This script's goal is to validate submissions according to the rules described on the task website.
You will probably want to set up a virtual/conda environment for this.
- Clone the repository
- Install dependencies using pip: `pip install -r requirements.txt
- Install the
en_core_web_lg
Spacy model:python -m spacy download en_core_web_lg
- Make sure you have the necessary data files handy:
BioGen2024topics-json.txt
pubmed_ids_last_20_years.json.gz
The simplest way to run the script is via the command line:
python -m trec_biogen_validator \
--path_to_submission= PATH_TO_SUBMISSION_JSON_FILE \
--path_to_valid_pmids PATH_TO_PUBMED_IDS_JSON_FILE \
--path_to_topics PATH_TO_TOPICS_JSON_FILE
The program will open the submission file, go through each topic, and perform appropriate validations, printing out information about errors and warnings along the way.

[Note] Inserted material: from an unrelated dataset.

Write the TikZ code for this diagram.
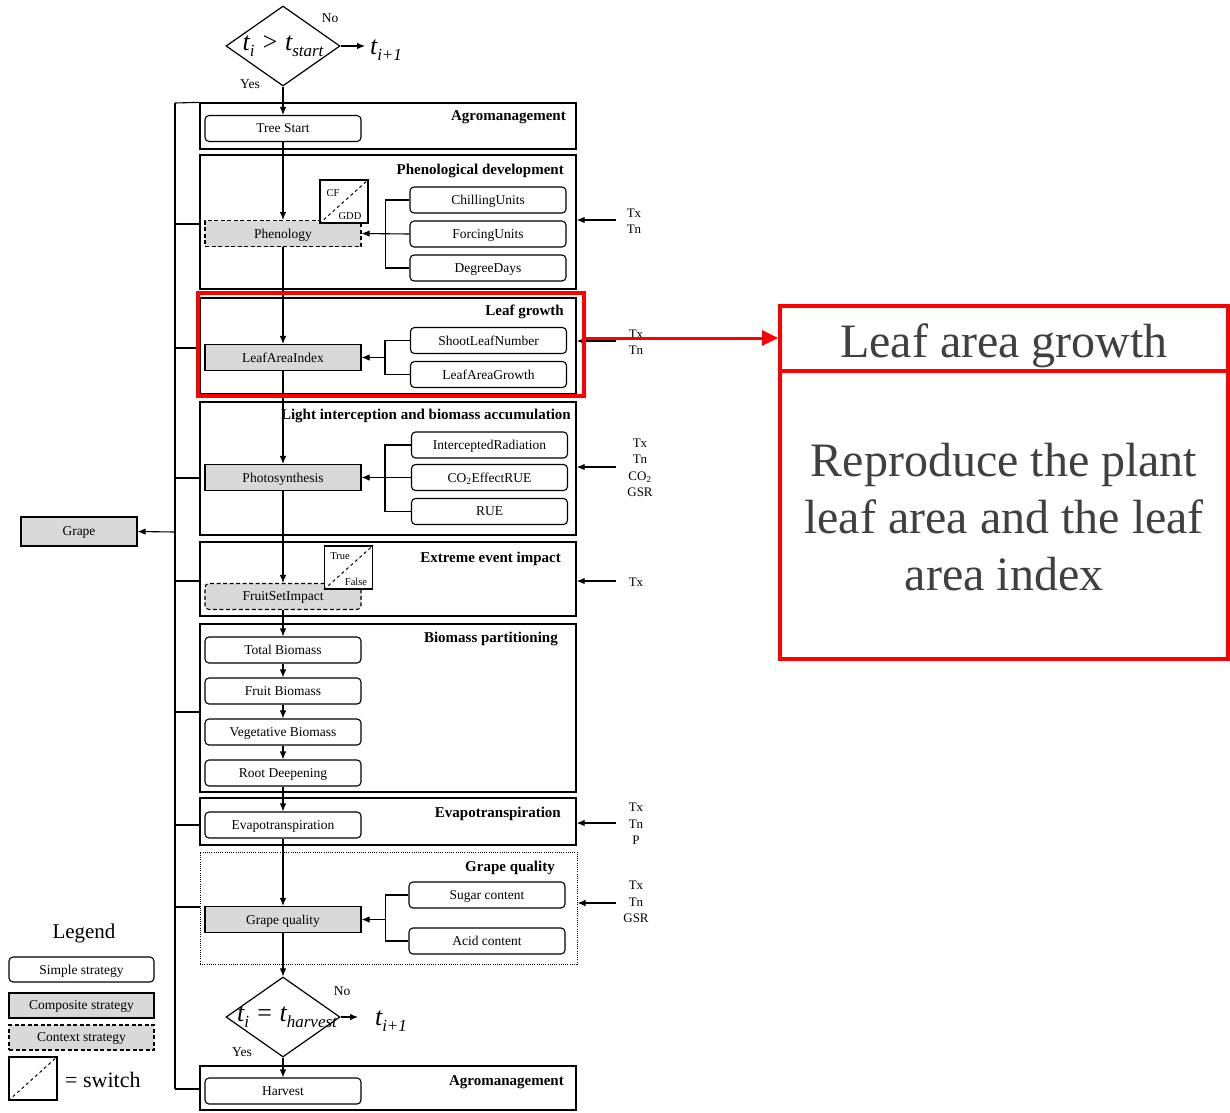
\documentclass[tikz,border=0pt]{standalone}
\usepackage{fontspec}
\setmainfont{Liberation Serif}
\usetikzlibrary{shapes.geometric,arrows.meta}
\definecolor{boxgray}{HTML}{D9D9D9}
\definecolor{calloutgray}{HTML}{404040}
% italic variable with a lowered subscript
\newcommand\tvar[1]{\textit{t}\raisebox{-0.5ex}{\fontsize{17}{17}\selectfont\textit{#1}}}

\begin{document}
\begin{tikzpicture}[x=1pt,y=-1pt,
  every node/.style={inner sep=0pt, font=\fontsize{13.5}{16.5}\selectfont},
  boxtext/.style={text depth=0pt},
  simple/.style={draw, boxtext, rounded corners=4pt, line width=1.1pt, minimum width=156pt, minimum height=26pt},
  composite/.style={draw, boxtext, fill=boxgray, line width=1.1pt, minimum width=156pt, minimum height=26pt},
  context/.style={composite, dash pattern=on 4pt off 2.5pt},
  group/.style={draw, line width=1.3pt, minimum width=376pt},
  title/.style={font=\fontsize{15}{17}\selectfont\bfseries, anchor=east},
  switchbox/.style={draw, fill=white, line width=1.3pt, minimum width=48pt, minimum height=43pt},
  swlabel/.style={font=\fontsize{10.5}{12}\selectfont},
  decision/.style={diamond, draw, line width=1.2pt, minimum width=114pt, minimum height=80pt},
  cond/.style={font=\fontsize{26}{28}\selectfont\itshape},
  arr/.style={-{Latex[length=8pt,width=6.5pt]}, line width=1.1pt},
  link/.style={line width=1.1pt},
  inputs/.style={align=center, font=\fontsize{13}{16.5}\selectfont},
  hilite/.style={draw=red, line width=4pt},
]
\useasboundingbox (0,0) rectangle (1230,1112);

% ---------- start decision ----------
\node[decision] (d1) at (283,46) {};
\node[cond] (d1t) at (283,46) {\tvar{i} > \tvar{start}};
\node (d1no) at (330,18) {No};
\node (d1yes) at (250,84) {Yes};
\coordinate (n1) at (365,46);
\draw[arr] (d1.east) -- (n1);
\node[cond] (t1next) at (386,50) {\tvar{i+1}};

% ---------- group frames ----------
\node[group, minimum height=46pt]  (g1) at (388,126) {};
\node[group, minimum height=134pt] (g2) at (388,222) {};
\node[group, minimum height=96pt]  (g3) at (388,346) {};
\node[group, minimum height=133pt] (g4) at (388,468.5) {};
\node[group, minimum height=74pt]  (g5) at (388,579) {};
\node[group, minimum height=168pt] (g6) at (388,708) {};
\node[group, minimum height=47pt]  (g7) at (388,821.5) {};
\node[draw, line width=1pt, dash pattern=on 1pt off 1.2pt, minimum width=377pt, minimum height=112pt] (g8) at (388.5,908) {};
\node[group, minimum height=44pt]  (g9) at (388,1088) {};

\node[title] (g1t) at (566,117) {Agromanagement};
\node[title] (g2t) at (564,171) {Phenological development};
\node[title] (g3t) at (564,312) {Leaf growth};
\node[title] (g4t) at (571,416) {Light interception and biomass accumulation};
\node[title] (g5t) at (561,559) {Extreme event impact};
\node[title] (g6t) at (558,639) {Biomass partitioning};
\node[title] (g7t) at (561,814) {Evapotranspiration};
\node[title] (g8t) at (555,868) {Grape quality};
\node[title] (g9t) at (564,1082) {Agromanagement};

% ---------- main column ----------
\node[simple] (tree) at (283,128.5) {Tree Start};
\node[context] (pheno) at (283,233.5) {Phenology};
\node[composite] (lai) at (283,357.5) {LeafAreaIndex};
\node[composite] (photo) at (283,477.5) {Photosynthesis};
\node[context, rounded corners=4pt] (fsi) at (283,596.5) {FruitSetImpact};
\node[simple] (tb) at (283,650) {Total Biomass};
\node[simple] (fb) at (283,691) {Fruit Biomass};
\node[simple] (vb) at (283,732) {Vegetative Biomass};
\node[simple] (rd) at (283,773) {Root Deepening};
\node[simple] (et) at (283,825) {Evapotranspiration};
\node[composite] (gq) at (283,919.5) {Grape quality};
\node[simple] (harv) at (283,1091) {Harvest};

% switches
\node[switchbox] (sw1) at (344,201.5) {};
\draw[dashed, line width=1pt] (sw1.south west) -- (sw1.north east);
\node[swlabel] (sw1a) at (333,193) {CF};
\node[swlabel] (sw1b) at (350,216) {GDD};
\node[switchbox] (sw2) at (348.5,567.5) {};
\draw[dashed, line width=1pt] (sw2.south west) -- (sw2.north east);
\node[swlabel] (sw2a) at (340,556) {True};
\node[swlabel] (sw2b) at (356,582) {False};

% ---------- component strategies ----------
\node[simple] (chill) at (488,200) {ChillingUnits};
\node[simple] (forc) at (488,234) {ForcingUnits};
\node[simple] (deg) at (488,268) {DegreeDays};
\node[simple] (sln) at (488.5,340.5) {ShootLeafNumber};
\node[simple] (lag) at (488.5,374.5) {LeafAreaGrowth};
\node[simple] (ir) at (489.5,445) {InterceptedRadiation};
\node[simple] (co2) at (489.5,477.5) {CO\textsubscript{2}EffectRUE};
\node[simple] (rue) at (489.5,511.5) {RUE};
\node[simple] (sug) at (487,895) {Sugar content};
\node[simple] (acid) at (487,941) {Acid content};

\draw[link] (chill.west) -- ++(-24,0) |- (deg.west);
\draw[arr] (forc.west) -- (pheno.east);
\draw[link] (sln.west) -- ++(-25,0) |- (lag.west);
\coordinate (lb) at (385.5,357.5);
\draw[arr] (lb) -- (lai.east);
\draw[link] (ir.west) -- ++(-26,0) |- (rue.west);
\draw[arr] (co2.west) -- (photo.east);
\draw[link] (sug.west) -- ++(-23,0) |- (acid.west);
\coordinate (gb) at (386,919.5);
\draw[arr] (gb) -- (gq.east);

% ---------- flow along the main column ----------
\draw[arr] (d1.south) -- (tree.north);
\draw[arr] (tree.south) -- (pheno.north);
\draw[arr] (pheno.south) -- (lai.north);
\draw[arr] (lai.south) -- (photo.north);
\draw[arr] (photo.south) -- (fsi.north);
\draw[arr] (fsi.south) -- (tb.north);
\draw[arr] (tb.south) -- (fb.north);
\draw[arr] (fb.south) -- (vb.north);
\draw[arr] (vb.south) -- (rd.north);
\draw[arr] (rd.south) -- (et.north);
\draw[arr] (et.south) -- (gq.north);

% ---------- harvest decision ----------
\node[decision] (d2) at (283,1017) {};
\node[cond] (d2t) at (287,1017) {\tvar{i} = \tvar{harvest}};
\node (d2no) at (342,991) {No};
\node (d2yes) at (242,1052) {Yes};
\coordinate (n2) at (358,1017);
\draw[arr] (d2.east) -- (n2);
\node[cond] (t2next) at (391,1021) {\tvar{i+1}};
\draw[arr] (gq.south) -- (d2.north);
\draw[arr] (d2.south) -- (harv.north);

% ---------- weather inputs ----------
\coordinate (w2) at (616,220);
\draw[arr] (w2) -- (g2.east |- w2);
\node[inputs] (w2t) at (634,221) {Tx\\Tn};
\coordinate (w3) at (616,341);
\draw[arr] (w3) -- (g3.east |- w3);
\node[inputs] (w3t) at (636,342) {Tx\\Tn};
\coordinate (w4) at (616,467);
\draw[arr] (w4) -- (g4.east |- w4);
\node[inputs] (w4t) at (640,468) {Tx\\Tn\\CO\textsubscript{2}\\GSR};
\coordinate (w5) at (616,581);
\draw[arr] (w5) -- (g5.east |- w5);
\node[inputs] (w5t) at (636,582) {Tx};
\coordinate (w7) at (616,823);
\draw[arr] (w7) -- (g7.east |- w7);
\node[inputs] (w7t) at (636,824) {Tx\\Tn\\P};
\coordinate (w8) at (616,903);
\draw[arr] (w8) -- (g8.east |- w8);
\node[inputs] (w8t) at (636,902) {Tx\\Tn\\GSR};

% ---------- time-step bus and output ----------
\coordinate (btop) at (175,103);
\coordinate (bbot) at (175,1089);
\draw[link] (btop) -- (bbot);
\draw[link] (btop) -- (g1.north west);
\coordinate (b2) at (175,224);  \draw[link] (b2) -- (g2.west |- b2);
\coordinate (b3) at (175,348);  \draw[link] (b3) -- (g3.west |- b3);
\coordinate (b4) at (175,478);  \draw[link] (b4) -- (g4.west |- b4);
\coordinate (b5) at (175,581);  \draw[link] (b5) -- (g5.west |- b5);
\coordinate (b6) at (175,712);  \draw[link] (b6) -- (g6.west |- b6);
\coordinate (b7) at (175,825);  \draw[link] (b7) -- (g7.west |- b7);
\coordinate (b8) at (175,907);  \draw[link] (b8) -- (g8.west |- b8);
\draw[link] (bbot) -- (g9.west |- bbot);
\node[composite, minimum width=116pt, minimum height=29pt] (grape) at (79,531.5) {Grape};
\coordinate (bg) at (175,532);
\draw[arr] (bg) -- (grape.east);

% ---------- legend ----------
\node[font=\fontsize{21}{24}\selectfont] (leg) at (84,933) {Legend};
\node[simple, minimum width=145pt, minimum height=25pt] (legs) at (81.5,969.5) {Simple strategy};
\node[composite, minimum width=145pt, minimum height=25pt] (legc) at (81.5,1005.5) {Composite strategy};
\node[context, minimum width=145pt, minimum height=25pt] (legx) at (81.5,1037.5) {Context strategy};
\node[switchbox] (legsw) at (33,1078.5) {};
\draw[dashed, line width=1pt] (legsw.south west) -- (legsw.north east);
\node[font=\fontsize{22}{24}\selectfont, anchor=west] (legswt) at (65,1080) {= switch};

% ---------- highlighted module and its description ----------
\node[hilite, minimum width=386pt, minimum height=103pt] (hl) at (391,344.5) {};
\node[hilite, minimum width=448pt, minimum height=353pt] (call) at (1004,482.5) {};
\coordinate (div) at (1004,371);
\draw[red, line width=4pt] (call.west |- div) -- (call.east |- div);
\coordinate (ra) at (0,338);
\draw[red, line width=3pt, -{Triangle[length=16pt,width=15pt]}] (hl.east |- ra) -- (call.west |- ra);
\node[font=\fontsize{48}{57}\selectfont, text=calloutgray, anchor=base] (ch) at (1004,357) {Leaf area growth};
\node[font=\fontsize{48}{57}\selectfont, text=calloutgray, anchor=base] (cl1) at (1004,476) {Reproduce the plant};
\node[font=\fontsize{48}{57}\selectfont, text=calloutgray, anchor=base] (cl2) at (1004,533) {leaf area and the leaf};
\node[font=\fontsize{48}{57}\selectfont, text=calloutgray, anchor=base] (cl3) at (1004,590) {area index};
\end{tikzpicture}
\end{document}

The program has an optional argument, --dump_sentence_tokenization
; if this is set, topics that have errors or warnings will be accompanied by a dump of the Spacy sentence tokenization, to aid in debugging.

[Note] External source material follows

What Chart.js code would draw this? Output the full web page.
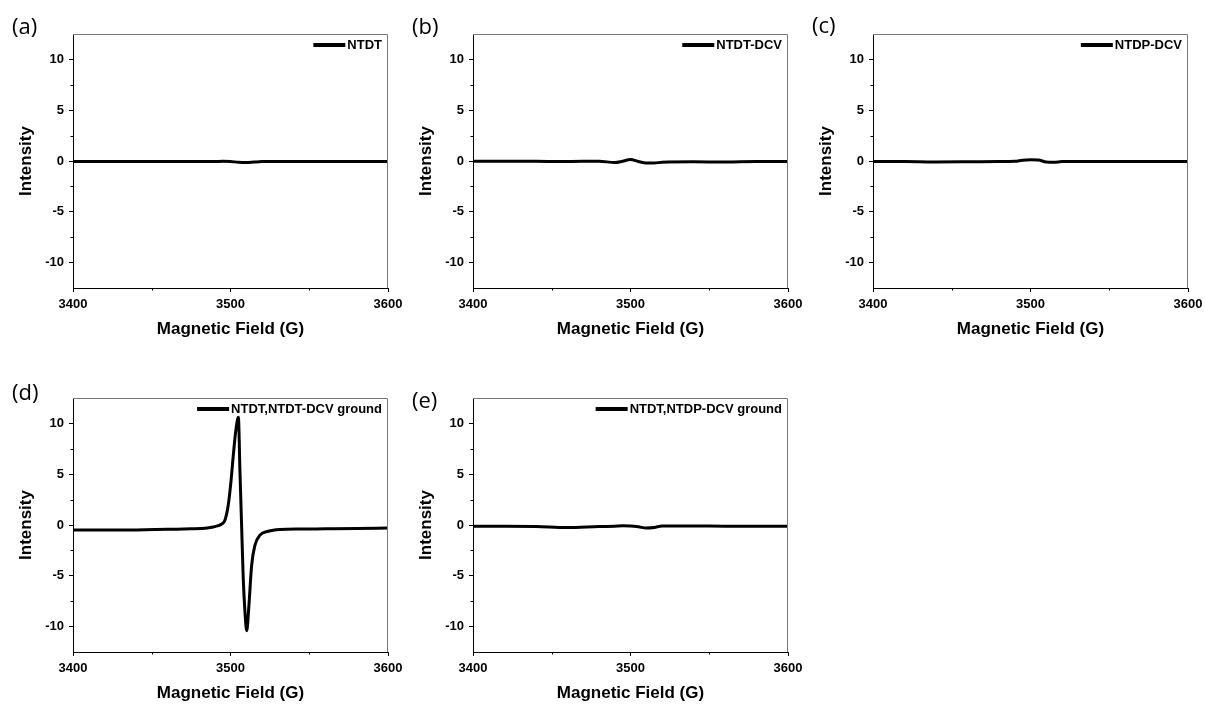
<!DOCTYPE html>
<html>
<head>
<meta charset="utf-8">
<script src="https://cdn.jsdelivr.net/npm/chart.js@4.4.1/dist/chart.umd.min.js"></script>
<style>
  html, body { margin: 0; padding: 0; background: #fff; overflow: hidden; }
  body { width: 1205px; height: 704px; position: relative; }
  .panel { position: absolute; width: 420px; height: 336px; }
</style>
</head>
<body>
<div class="panel" style="left:0;top:4px"><canvas id="pa" width="420" height="336"></canvas></div>
<div class="panel" style="left:400px;top:4px"><canvas id="pb" width="420" height="336"></canvas></div>
<div class="panel" style="left:800px;top:4px"><canvas id="pc" width="420" height="336"></canvas></div>
<div class="panel" style="left:0;top:368px"><canvas id="pd" width="420" height="336"></canvas></div>
<div class="panel" style="left:400px;top:368px"><canvas id="pe" width="420" height="336"></canvas></div>

<script>
// field axis (G) and tick positions
const xTicks = [3400, 3500, 3600];
const xMinor = [3450, 3550];
const yTicks = [-10, -5, 0, 5, 10];
const yMinor = [-7.5, -2.5, 2.5, 7.5];

// flat spectra share the same field points
const fieldFlat = [3400, 3420, 3440, 3460, 3480, 3490, 3495, 3500, 3505, 3510, 3515, 3520, 3540, 3560, 3580, 3600];
const ntdt      = [-0.05, -0.05, -0.06, -0.05, -0.05, -0.06, -0.03, -0.05, -0.12, -0.15, -0.1, -0.06, -0.05, -0.05, -0.05, -0.05];
const ntdtDcv   = [-0.02, -0.02, -0.03, -0.05, -0.02, -0.15, -0.02, 0.15, -0.05, -0.2, -0.2, -0.12, -0.08, -0.1, -0.06, -0.06];
const ntdpDcv   = [-0.05, -0.06, -0.1, -0.08, -0.05, -0.03, 0.08, 0.12, 0.1, -0.1, -0.12, -0.06, -0.05, -0.05, -0.05, -0.05];
const mixNtdp   = [-0.12, -0.12, -0.15, -0.25, -0.15, -0.12, -0.08, -0.1, -0.18, -0.3, -0.25, -0.1, -0.1, -0.12, -0.12, -0.12];

// ground NTDT + NTDT-DCV: derivative signal around 3508 G
const fieldMix = [3400, 3420, 3440, 3460, 3475, 3484, 3489, 3492.3, 3494.5, 3496.5, 3498.6, 3500.3, 3501.8, 3503.3, 3505,
                  3506, 3507.1, 3508.1, 3509.2, 3510.3, 3511.7, 3513.4, 3515.5, 3518.7, 3524, 3531.4, 3545, 3560, 3580, 3600];
const mixNtdt  = [-0.5, -0.5, -0.48, -0.42, -0.38, -0.33, -0.2, -0.07, 0.1, 0.5, 2.0, 4.3, 6.9, 9.2, 10.6,
                  5.3, -0.3, -5.3, -8.6, -10.4, -7.9, -4.0, -2.0, -1.0, -0.62, -0.45, -0.4, -0.38, -0.35, -0.3];

const FAMILY = "'Liberation Sans', Arial, sans-serif";

function makePanel(id, tag, tagY, legendText, xs, ys) {
  const deco = {
    id: 'deco',
    afterDraw(chart) {
      const { ctx, chartArea: a, scales: { x, y } } = chart;
      ctx.save();
      // grey top/right frame
      ctx.strokeStyle = '#7a7a7a';
      ctx.lineWidth = 1;
      ctx.beginPath();
      ctx.moveTo(a.left, a.top + 0.5);
      ctx.lineTo(a.right - 0.5, a.top + 0.5);
      ctx.lineTo(a.right - 0.5, a.bottom);
      ctx.stroke();
      // short minor ticks
      ctx.strokeStyle = '#000';
      ctx.beginPath();
      xMinor.forEach(v => {
        const px = Math.round(x.getPixelForValue(v)) + 0.5;
        ctx.moveTo(px, a.bottom); ctx.lineTo(px, a.bottom + 2.5);
      });
      yMinor.forEach(v => {
        const py = Math.round(y.getPixelForValue(v)) + 0.5;
        ctx.moveTo(a.left, py); ctx.lineTo(a.left - 2.5, py);
      });
      ctx.stroke();
      // legend entry
      ctx.font = `bold 13px ${FAMILY}`;
      ctx.fillStyle = '#000';
      ctx.textBaseline = 'middle';
      ctx.textAlign = 'left';
      const tw = ctx.measureText(legendText).width;
      const ly = a.top + 11;
      const tx = a.right - 6 - tw;
      ctx.fillText(legendText, tx, ly);
      ctx.lineWidth = 4;
      ctx.beginPath();
      ctx.moveTo(tx - 34, ly); ctx.lineTo(tx - 2, ly);
      ctx.stroke();
      // panel tag
      ctx.font = "22px 'Open Sans', sans-serif";
      ctx.fillText(tag, 12, tagY);
      ctx.restore();
    }
  };

  const tickFont = { family: FAMILY, size: 13, weight: 'bold' };
  const titleFont = { family: FAMILY, size: 17, weight: 'bold' };

  new Chart(document.getElementById(id), {
    type: 'line',
    data: {
      datasets: [{
        label: legendText,
        data: xs.map((v, i) => ({ x: v, y: ys[i] })),
        borderColor: '#000',
        borderWidth: 3,
        pointRadius: 0,
        cubicInterpolationMode: 'monotone',
        borderJoinStyle: 'round'
      }]
    },
    options: {
      responsive: false,
      animation: false,
      devicePixelRatio: 1,
      layout: { padding: { top: 30, right: 32, left: 0, bottom: 0 } },
      plugins: { legend: { display: false }, tooltip: { enabled: false } },
      scales: {
        x: {
          type: 'linear', min: 3400, max: 3600,
          afterBuildTicks: s => { s.ticks = xTicks.map(v => ({ value: v })); },
          afterFit: s => { s.height = 52; s.paddingLeft = 0; s.paddingRight = 0; },
          grid: { drawOnChartArea: false, drawTicks: true, tickLength: 4, tickColor: '#000' },
          border: { display: true, color: '#000', width: 1 },
          ticks: { font: tickFont, color: '#000', padding: 5, maxRotation: 0, autoSkip: false, callback: v => String(v) },
          title: { display: true, text: 'Magnetic Field (G)', font: titleFont, color: '#000', padding: { top: 0, bottom: 0 } }
        },
        y: {
          type: 'linear', min: -12.5, max: 12.5,
          afterBuildTicks: s => { s.ticks = yTicks.map(v => ({ value: v })); },
          afterFit: s => { s.width = 73; s.paddingTop = 0; s.paddingBottom = 0; },
          grid: { drawOnChartArea: false, drawTicks: true, tickLength: 4, tickColor: '#000' },
          border: { display: true, color: '#000', width: 1 },
          ticks: { font: tickFont, color: '#000', padding: 5, autoSkip: false, callback: v => String(v) },
          title: { display: true, text: 'Intensity', font: titleFont, color: '#000', padding: { top: 16, bottom: 0 } }
        }
      }
    },
    plugins: [deco]
  });
}

makePanel('pa', '(a)', 24, 'NTDT', fieldFlat, ntdt);
makePanel('pb', '(b)', 24, 'NTDT-DCV', fieldFlat, ntdtDcv);
makePanel('pc', '(c)', 23, 'NTDP-DCV', fieldFlat, ntdpDcv);
makePanel('pd', '(d)', 26, 'NTDT,NTDT-DCV ground', fieldMix, mixNtdt);
makePanel('pe', '(e)', 34, 'NTDT,NTDP-DCV ground', fieldFlat, mixNtdp);
</script>
</body>
</html>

In addition to this method of command-line use, you can also run the program via a config file. The script uses jsonargparse
so any of its formats will work; for example, YAML is an option:
path_to_submission: PATH_TO_SUBMISSION_JSON_FILE
path_to_valid_pmids: PATH_TO_PUBMED_IDS_JSON_FILE
path_to_topics: PATH_TO_TOPICS_JSON_FILE
dump_sentence_tokenization: true
And then from the terminal:
python -m trec_biogen_validator --config=PATH_TO_CONFIG_FILE
The real action is happening in the trec_biogen_validator.util.validator.Validator
class; if you want to "roll your own" wrapper around this functionality, it should be pretty straightforward.
Take a look at the unit tests or at trec_biogen_validator/__main__.py
for examples of how the class works.